Neal stood and wobbled unsteadily, brushing himself off. “Stella, after my first heart attack Cabebe said that myocardial infarction is not a good enough excuse to skip work. I’m gonna need duct tape to patch this cheap jacket. I’ll stop by Target.”
“Listen. I’ve got a hair appointment. Have a nice afterlife, fool. You never needed me.”
“Oh, thanks. I’m barely cold and you start in with the guilt. So, you’re saying I no longer have a job?”
“That would seem logical, Neil.”
“Who are you, Mrs. Spock?” asked Neal. “I gotta go.”
“You don’t need a job,” she pleaded. “The office staff never got the memo that you’d died. I never had a chance to call them. Hey, watch where you’re tossing that dirt! I just bought this dress. The next time you talk to God, tell him to treat you to a nice manicure. Neal ——You’ve got a worm in your nostril. Ugh. Don’t kiss me. Go get some cologne.”
Neal promised to make it up to Stella the following weekend, but today, he had obligations. He got on the bus and was told by the driver to “Hey, Mack. Go sit in back with the other ‘stinkers.’” That’s what the ‘smug’ living called the dead these days. Neal had never been a victim of discrimination before.
Neal arrived at work an hour late and was given a warning by Cabebe. The slick, young exec sniffed the air and suspected that Neal had passed on. He assigned the stinker a new desk in the basement.
The next day, after a restless night shambling around town in pursuit of an ambiguous protein snack, Neal was able to make it to work — right on time.
Young Cabebe, was happy, because he no longer had to pay ‘old, faithful’ sucker Neal a living wage. No one else knew that rotten Neal was still working and helping to make CEO, Milton Armstrong, rich.
By the following week, Neal had realized that Cabebe was taking him for a —nearly free ride. He began to lose the feeling of pleasure of work.
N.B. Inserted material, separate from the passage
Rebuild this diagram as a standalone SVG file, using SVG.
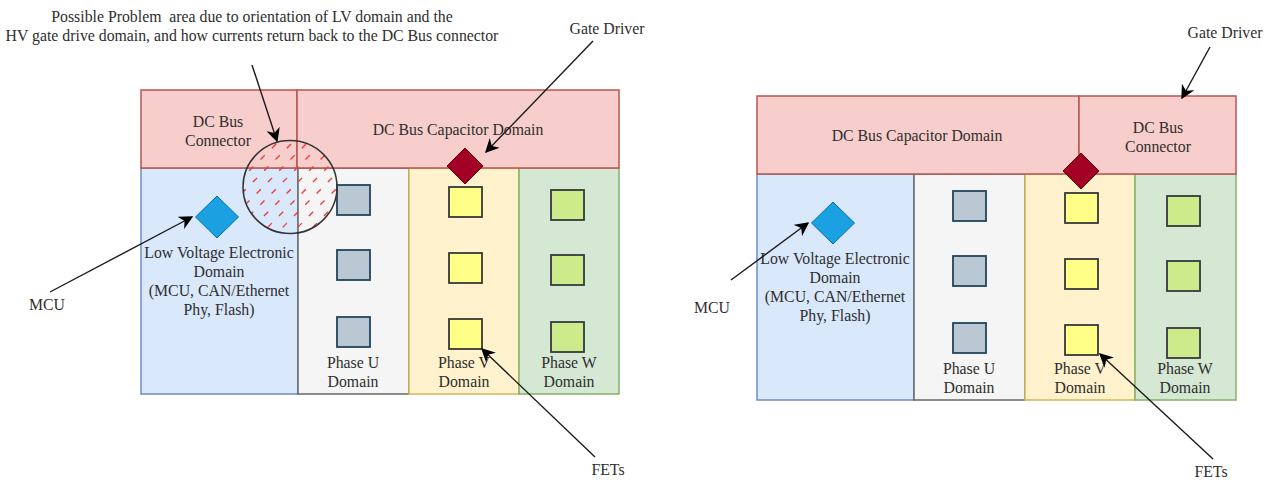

He left the office while the blinding sun was still high and the season was moving toward Daylight Savings. Neal stumbled toward the station thinking about how his grandkids maybe could use some college money. Tomorrow, he would hit the pavement, seeking the American dream like the other millions of recently deceased workers. Over 20 million of the dead wandered the boulevards.’ You could see the dead, worn out executives, in every city, shuffling and mumbling “Job. I neeeeeeed job.”
Neal’s commuter train passed his final resting place at Happy Hills on his way home toward his old house. Graveyards are for slackers, he thought. A real man needs to work.
While waiting at the 5th Avenue crosswalk, he saw a hopeful sign. Just a literal literal sign — on a telephone pole, illuminated by the ghostly moonlight.
Highly Motivated Executive Services Wants You! YOU need $$$ and WE need BODIES to fill our Diamond Lane Passenger and Ticket Line Holder jobs!
We’re also seeking Parking Space Blockers and Human Speed Bumps (No limbs required).
— Downtown, Full Time. 24 hours shifts available.